Jim Penrod
VIN News Service photo
AAVSB Executive Director Jim Penrod (foreground) attended the AVMA House of Delegates meeting in July, months into his organization’s efforts to draft veterinary telehealth parameters. The groups have conflicting views about establishing veterinary-client-patient relationships online. Penrod said AVMA officials were present during a recent meeting in Washington, D.C., where AAVSB delegates adopted a telehealth policy and amended practice act. “We consider the AVMA to be a friend, and the leadership of the associations will continue to engage in conversations that impact veterinary regulation,” he said.
A veterinarian-client-patient relationship can develop online, in some instances, without a hands-on physical exam.
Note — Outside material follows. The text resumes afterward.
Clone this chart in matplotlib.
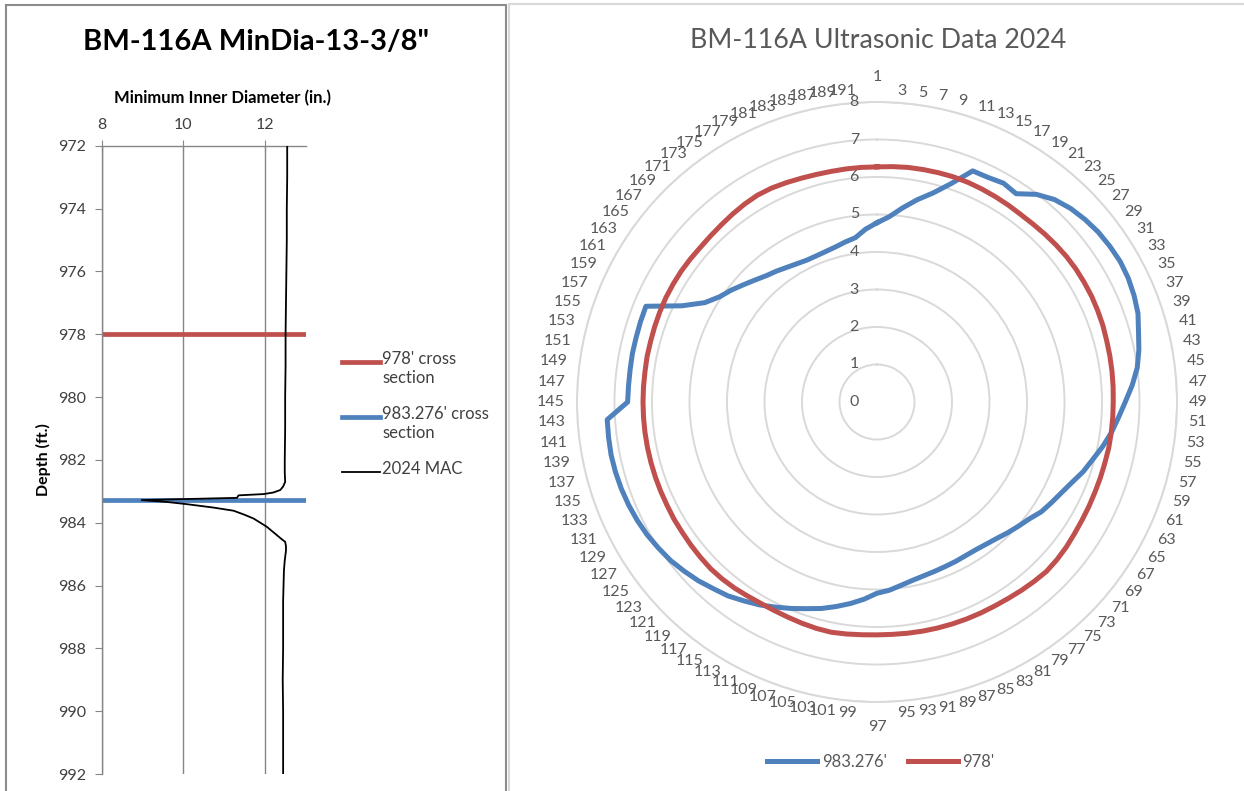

That perspective comes from the American Association of Veterinary State Boards, a national organization for state regulators governing veterinary practice. AAVSB delegates gathered Sept. 13-15 in Washington, D.C., for group's annual meeting, where they enacted a revised practice act model that incorporates new guidelines for the appropriate use of telehealth technologies by veterinarians and their clients.
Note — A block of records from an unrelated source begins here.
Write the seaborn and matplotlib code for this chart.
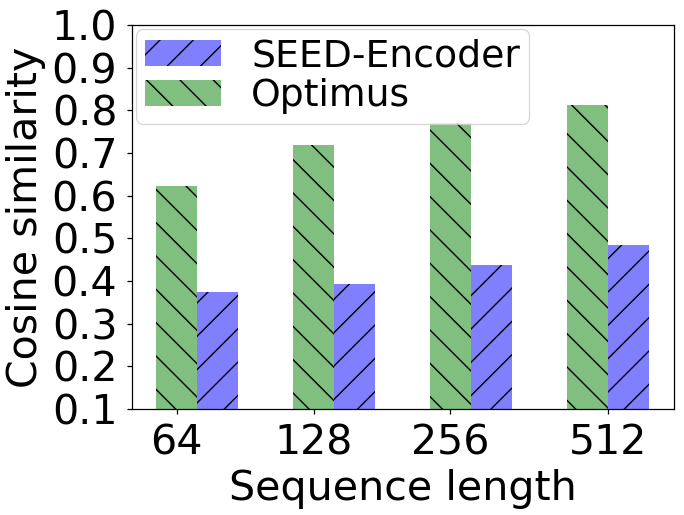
import numpy as np
import pandas as pd
import matplotlib
matplotlib.use("Agg")
import matplotlib.pyplot as plt
import seaborn as sns

# values
seq_lengths = ["64", "128", "256", "512"]
optimus = [0.622, 0.718, 0.770, 0.812]
seed_encoder = [0.374, 0.393, 0.437, 0.484]
models = ["Optimus", "SEED-Encoder"]
colors = {"Optimus": "#80bf80", "SEED-Encoder": "#8080ff"}
hatches = {"Optimus": "\\\\", "SEED-Encoder": "//"}

df = pd.DataFrame({
    "Sequence length": seq_lengths * 2,
    "Cosine similarity": optimus + seed_encoder,
    "model": ["Optimus"] * 4 + ["SEED-Encoder"] * 4,
})

plt.rcParams["font.family"] = ["DejaVu Sans"]
plt.rcParams["font.size"] = 14.8
plt.rcParams["hatch.linewidth"] = 0.5
plt.rcParams["axes.linewidth"] = 0.45
plt.rcParams["xtick.major.size"] = 1.8
plt.rcParams["ytick.major.size"] = 1.8
plt.rcParams["xtick.major.width"] = 0.45
plt.rcParams["ytick.major.width"] = 0.45

fig, ax = plt.subplots(figsize=(3.42, 2.575), dpi=200)
fig.subplots_adjust(left=0.193, right=0.985, bottom=0.206, top=0.951)

sns.barplot(data=df, x="Sequence length", y="Cosine similarity", hue="model",
            hue_order=models, order=seq_lengths, palette=colors,
            width=0.6, saturation=1, ax=ax, legend=False)

# hatch every bar of a series
for cont, m in zip(ax.containers, models):
    for p in cont:
        p.set_hatch(hatches[m])
        p.set_edgecolor("black")
        p.set_linewidth(0)

ax.set_ylim(0.1, 1.0)
ax.set_yticks(np.arange(0.1, 1.01, 0.1))
ax.set_yticklabels([f"{v:.1f}" for v in np.arange(0.1, 1.01, 0.1)])
ax.set_xlim(-0.475, 3.48)
ax.set_xticks([-0.15, 0.85, 1.85, 3.0])
ax.set_xticklabels(seq_lengths)
ax.set_xlabel("Sequence length", labelpad=2)
ax.set_ylabel("Cosine similarity", labelpad=2)

leg = ax.legend([ax.containers[1], ax.containers[0]], ["SEED-Encoder", "Optimus"],
                loc="upper left", fontsize=13.6, borderaxespad=0.1, borderpad=0.25,
                labelspacing=0.1, handletextpad=0.8)
leg.get_frame().set_linewidth(0.45)

fig.savefig("out.png", dpi=200)
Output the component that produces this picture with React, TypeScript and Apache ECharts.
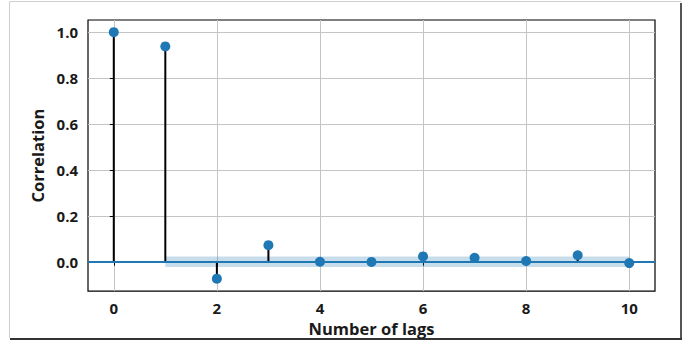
import React, { useEffect, useRef } from "react";
import * as echarts from "echarts";

// Partial autocorrelation per lag
const lags = [0, 1, 2, 3, 4, 5, 6, 7, 8, 9, 10];
const pacfValues = [1.0, 0.938, -0.074, 0.072, 0.0, -0.001, 0.023, 0.017, 0.003, 0.028, -0.006];
// 95% confidence bound (symmetric around zero) for lags 1..10
const confBound = 0.023;
const confStart = 1;
const confEnd = 10;

const xTicks = [0, 2, 4, 6, 8, 10];
const yTicks = [0, 0.2, 0.4, 0.6, 0.8, 1.0];

const BLUE = "#1f77b4";
const FONT = "Open Sans";

export default function App() {
  const ref = useRef<HTMLDivElement>(null);

  useEffect(() => {
    if (!ref.current) return;
    const chart = echarts.init(ref.current, undefined, { renderer: "svg" });

    const points = lags.map((l, i) => [l, pacfValues[i]]);

    chart.setOption({
      animation: false,
      backgroundColor: "#ffffff",
      grid: {
        left: 88,
        top: 20,
        right: 37,
        bottom: 50,
        show: true,
        borderColor: "#000",
        borderWidth: 1.2,
        backgroundColor: "transparent",
      },
      xAxis: {
        type: "value",
        min: -0.5,
        max: 10.5,
        name: "Number of lags",
        nameLocation: "middle",
        nameGap: 27,
        nameTextStyle: { fontFamily: FONT, fontWeight: "bold", fontSize: 16.5, color: "#1a1a1a" },
        axisLine: { show: false },
        axisTick: { show: true, inside: false, length: 4, customValues: xTicks, lineStyle: { color: "#000", width: 1 } },
        axisLabel: {
          customValues: xTicks,
          margin: 9,
          fontFamily: FONT,
          fontWeight: "bold",
          fontSize: 15,
          color: "#1a1a1a",
          formatter: (v: number) => String(v),
        },
        splitLine: { show: true, lineStyle: { color: "#c4c4c4", width: 1 } },
      },
      yAxis: {
        type: "value",
        min: -0.128,
        max: 1.053,
        name: "Correlation",
        nameLocation: "middle",
        nameRotate: 90,
        nameGap: 40,
        nameTextStyle: { fontFamily: FONT, fontWeight: "bold", fontSize: 16.5, color: "#1a1a1a" },
        axisLine: { show: false },
        axisTick: { show: true, inside: false, length: 4, customValues: yTicks, lineStyle: { color: "#000", width: 1 } },
        axisLabel: {
          customValues: yTicks,
          margin: 10,
          fontFamily: FONT,
          fontWeight: "bold",
          fontSize: 15,
          color: "#1a1a1a",
          formatter: (v: number) => v.toFixed(1),
        },
        splitLine: { show: true, lineStyle: { color: "#c4c4c4", width: 1 } },
      },
      graphic: [
        // surrounding frame of the figure
        { type: "line", shape: { x1: 9.5, y1: 1.5, x2: 681, y2: 1.5 }, style: { stroke: "#cfcfcf", lineWidth: 1 } },
        { type: "line", shape: { x1: 9.5, y1: 1.5, x2: 9.5, y2: 338 }, style: { stroke: "#cfcfcf", lineWidth: 1 } },
        { type: "line", shape: { x1: 681, y1: 3, x2: 681, y2: 340 }, style: { stroke: "#555", lineWidth: 2 } },
        { type: "line", shape: { x1: 10, y1: 339, x2: 682, y2: 339 }, style: { stroke: "#333", lineWidth: 2 } },
      ],
      series: [
        {
          type: "custom",
          z: 2,
          data: points,
          renderItem: (params: any, api: any) => {
            const x = api.value(0);
            const v = api.value(1);
            const p0 = api.coord([x, 0]);
            const p1 = api.coord([x, v]);
            return {
              type: "line",
              shape: { x1: p0[0], y1: p0[1], x2: p1[0], y2: p1[1] },
              style: { stroke: "#000", lineWidth: 2 },
            };
          },
          markArea: {
            silent: true,
            itemStyle: { color: "rgba(31,119,180,0.25)" },
            data: [[{ xAxis: confStart, yAxis: -confBound }, { xAxis: confEnd, yAxis: confBound }]],
          },
          markLine: {
            silent: true,
            symbol: "none",
            label: { show: false },
            lineStyle: { color: BLUE, width: 1.8, type: "solid" },
            data: [{ yAxis: 0 }],
          },
        },
        {
          type: "scatter",
          z: 3,
          data: points,
          symbol: "circle",
          symbolSize: 10,
          itemStyle: { color: BLUE, opacity: 1 },
        },
      ],
    });

    return () => chart.dispose();
  }, []);

  return (
    <div
      ref={ref}
      style={{ position: "fixed", left: 0, top: 0, width: 692, height: 342, background: "#fff" }}
    />
  );
}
The AAVSB development is the latest in an ongoing debate about whether veterinary medicine should follow human health care, which has embraced telehealth in at least 48 states by eliminating requirements that a physician-patient relationship must be initiated face-to-face.
Nearly as many states expressly forbid the same for veterinary medicine, although changes could be on the horizon. Regulators in several states — Oregon, Florida, Georgia and Utah, to name a few — are said to be considering telemedicine's evolving role in animal health. While authorities in U.S. states wrangle with the concept, online veterinary medicine has taken root in parts of Canada. Last year, the Council of the College of Veterinarians of Ontario approved regulations allowing veterinarians to establish a VCPR remotely, a change intended to improve access to veterinary health care.
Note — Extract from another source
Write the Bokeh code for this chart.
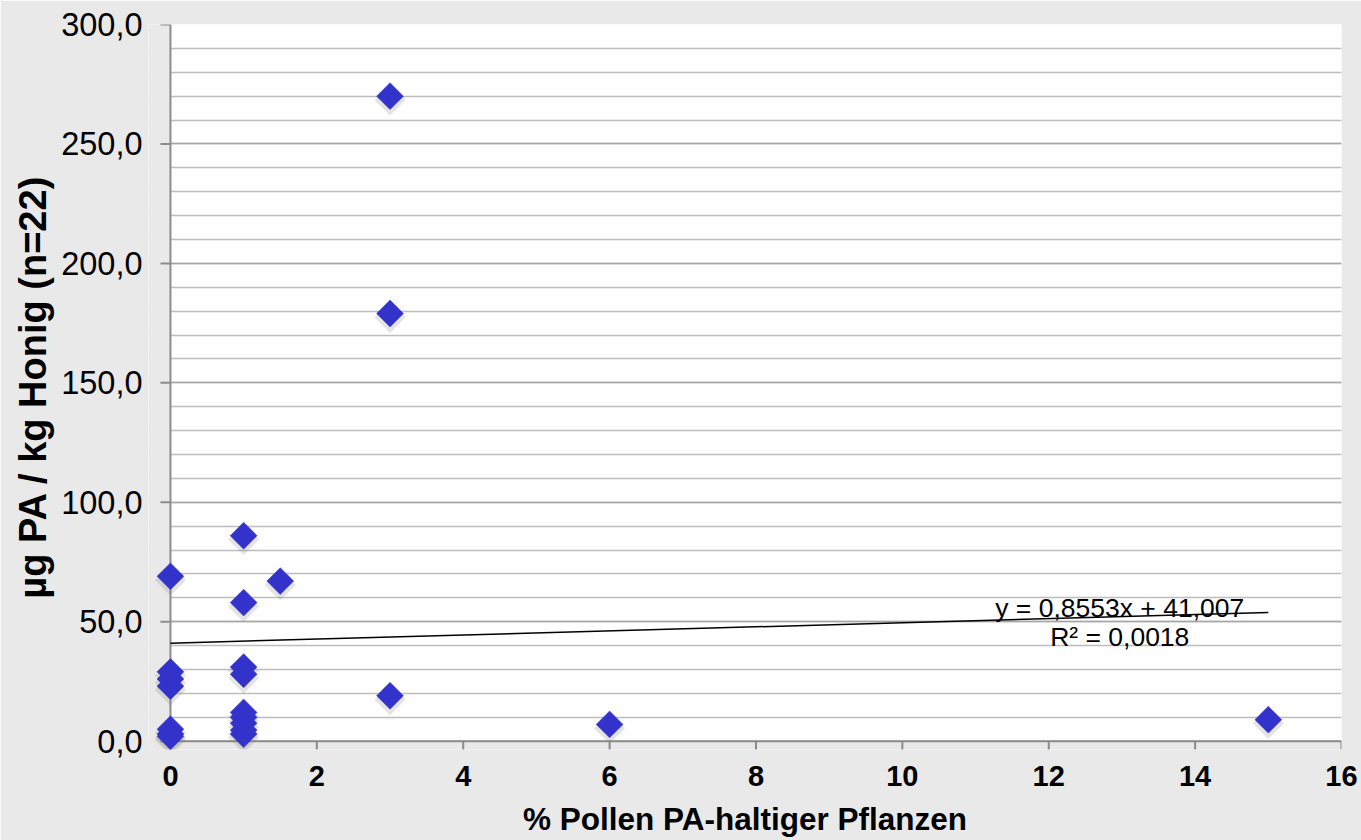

AAVSB Executive Director Jim Penrod explained by email the timing and role of his organization's action:
"There are a number of boards that are discussing telehealth," he said. "The AAVSB provided the Practice Act Model with associated Telehealth Guidelines to serve as a timely resource for their discussions."
Those guidelines move the baseline for determining how practitioners know their patients well enough to treat them. The AAVSB stance contradicts widely held views that technology alone cannot be used to develop a VCPR, mainly because animals can't, like a person, explain in words how they're feeling. The concept that veterinarians must first see a patient in practice before providing care remotely is accepted by most state authorities regulating the profession.
VCPR: differing definitions
With its own model practice act, the American Veterinary Medical Association advances that opinion: "We believe that 'traditional standards of care' require a physical examination of a companion animal patient, or familiarity with the animals and site in case of herd health situations, in order to establish the VCPR."
The AVMA telemedicine policy builds on that statement: "Without a VCPR, any advice provided through electronic means should be general and not specific to a patient, diagnosis or treatment."
But the AAVSB and other telehealth proponents believe that perspective cramps the potential for technology to augment access to health care. Rather than a blanket ban on the establishment of VCPRs online, AAVSB's telehealth policy gives veterinarians broad discretion to decide how to establish a VCPR when using remote technology.
"A veterinarian using telemedicine must take appropriate steps to establish the VCPR, obtain informed consent from the client and conduct all necessary patient evaluations consistent with currently acceptable standards of care. Some patient presentations are appropriate for the utilization of telemedicine as a component of, or in lieu of, hands-on medical care, while others are not."
Whether state regulators will buy into that concept is uncertain. Earlier this year, the Oregon Veterinary Medical Examining Board, for example, tabled a proposed new rule that addressed minimum standards for telemedicine:
"Veterinary Telemedicine (VTM) is the delivery of veterinary medical services using information and communication technologies where the veterinarian and the patient are not in the same physical location. Any person practicing VTM in the state must have a valid license to practice issued by the Board. A valid veterinary-client-patient-relationship (VCPR) is required for provisions of VTM."
Under Oregon's VCPR parameters, this means "the veterinarian has seen the animal within the last year (or sooner, if the patient is presented with a new condition) and is personally acquainted with the care of the animal by virtue of a physical examination of the animal or by medically appropriate and timely visits to the premises where the animal is kept."
Asked whether state authorities might consider AAVSB's stance that veterinarians could establish relationships with clients and patients from a distance, OVMEB Executive Director Lori Makinen declined to comment but suggested that the topic could be discussed soon.
"It is likely that the board will propose rules for veterinary telehealth in the near future," she said by email, adding that any proposals would be available on the board's website and published by the Oregon Secretary of State.